Geçtiğimiz günlerde Nişantaşı'nda turlarken, Türkiye eski güzellerinden Senem Kuyucuoğlu'nu, çalıştığı söylenen mekanda arkadaşlarıyla otururken gördüm. Keyfi yerindeydi, yüzünde bir tebessüm... Geçerken bana laf attı...
Nişantaşı bu; en ünlüsü ve en zengini de kendi kafesini açıyor, butiğinde kılık kıyafet satıp çalışıyor. Modern mahalle ruhu... Bu işi yapması için, illa ki zengin kocasının ona bir dükkan bahşetmesi mi gerekiyor? İlla ki patron koltuğunda mı oturmalı? İnsan, kafasını dağıtmak için farklı bir işe girebilir ve bundan keyif alabilir.
Bunun sebebi, her zaman para olmayabilir.

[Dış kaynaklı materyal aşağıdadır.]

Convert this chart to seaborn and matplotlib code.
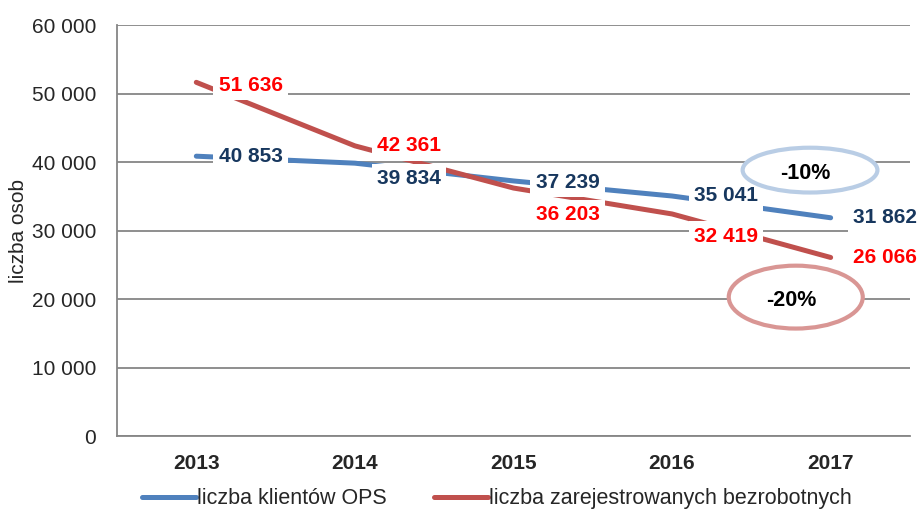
import seaborn as sns
import pandas as pd
import matplotlib
matplotlib.use("Agg")
from matplotlib import pyplot as plt
from matplotlib.patches import Ellipse
from matplotlib.lines import Line2D

years = ["2013", "2014", "2015", "2016", "2017"]
klienci_ops = [40853, 39834, 37239, 35041, 31862]
bezrobotni = [51636, 42361, 36203, 32419, 26066]
series_names = ["liczba klientów OPS", "liczba zarejestrowanych bezrobotnych"]
change_labels = ["-10%", "-20%"]
y_ticks = [0, 10000, 20000, 30000, 40000, 50000, 60000]

# label vertical shifts (points, downward) so the numbers do not overlap
shift_ops = [0, 11, 1, 0, 0]
shift_bez = [2, 0, 19, 16, 0]

sns.set_style("white")
plt.rcParams["font.family"] = ["Liberation Sans", "DejaVu Sans"]

df = pd.DataFrame({
    "rok": list(range(len(years))) * 2,
    "liczba": klienci_ops + bezrobotni,
    "seria": [series_names[0]] * len(years) + [series_names[1]] * len(years),
})
line_colors = {series_names[0]: "#4f81bd", series_names[1]: "#c0504d"}
text_colors = ["#17375e", "#ff0000"]

fig = plt.figure(figsize=(9.17, 5.12), dpi=100)
ax = fig.add_axes([0.1276, 0.1484, 0.8647, 0.8027])

sns.lineplot(data=df, x="rok", y="liczba", hue="seria", palette=line_colors,
             linewidth=3.6, ax=ax, legend=False, zorder=2)
for ln in ax.lines:
    ln.set_solid_capstyle("round")

for vals, shifts, col in [(klienci_ops, shift_ops, text_colors[0]),
                          (bezrobotni, shift_bez, text_colors[1])]:
    for i, v in enumerate(vals):
        ax.annotate(f"{v:,}".replace(",", " "), (i, v), xytext=(16, -shifts[i]),
                    textcoords="offset points", ha="left", va="center",
                    fontsize=15, fontweight="bold", color=col, zorder=4,
                    bbox=dict(boxstyle="square,pad=0.25", fc="white", ec="none"),
                    annotation_clip=False)

# ellipses with the percentage change
for (cx, cy, w, h), edge, txt in [((0.874, 0.647, 0.170, 0.109), "#b9cde5", change_labels[0]),
                                  ((0.856, 0.338, 0.169, 0.153), "#d99694", change_labels[1])]:
    ax.add_patch(Ellipse((cx, cy), w, h, transform=ax.transAxes, fc="white",
                         ec=edge, lw=3, zorder=5))
    ax.text(cx - 0.006, cy - 0.008, txt, transform=ax.transAxes, ha="center", va="center",
            fontsize=15.5, fontweight="bold", color="black", zorder=6)

ax.set_xlim(-0.5, len(years) - 0.5)
ax.set_ylim(0, 60000)
ax.set_yticks(y_ticks)
ax.set_yticklabels([f"{t:,}".replace(",", " ") for t in y_ticks], fontsize=15)
ax.set_xticks(range(len(years)))
ax.set_xticklabels(years, fontsize=15, fontweight="bold")
ax.set_xticks([i - 0.5 for i in range(len(years) + 1)], minor=True)
ax.tick_params(axis="x", which="major", length=0, pad=13)
ax.tick_params(axis="x", which="minor", length=6, color="#868686", width=1.2, direction="out")
ax.tick_params(axis="y", length=6, color="#868686", width=1.2, direction="out", pad=9)
ax.yaxis.grid(True, color="#868686", linewidth=1.3)
ax.set_axisbelow(True)
ax.set_xlabel("")
ax.set_ylabel("liczba osob", fontsize=15, labelpad=3)
for s in ["top", "right"]:
    ax.spines[s].set_visible(False)
for s in ["left", "bottom"]:
    ax.spines[s].set_color("#868686")
    ax.spines[s].set_linewidth(1.3)

handles = [Line2D([0], [0], color=line_colors[n], lw=3.6, solid_capstyle="round")
           for n in series_names]
fig.legend(handles, series_names, loc="center", bbox_to_anchor=(0.542, 0.026),
           ncol=2, frameon=False, fontsize=15.5, handlelength=2.5,
           handletextpad=0.05, columnspacing=2.2, borderpad=0)

fig.savefig("out.png", dpi=100)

Türlü sebepleri olabilir insanın...
Sosyalleşmek, yeni insanlar tanımak, zamanını alternatif iş dallarında, kişisel gelişimi için değerlendirmek gibi... Tabii magazinsever insanlarımız, Senem hakkında 'Nereden nereye...' gibi iğneleyici yorumlar yapıp eleştirilerde bulunmuş. Ama sen iyi yapmışsın Senem; bildiğin yoldan yürümeye devam...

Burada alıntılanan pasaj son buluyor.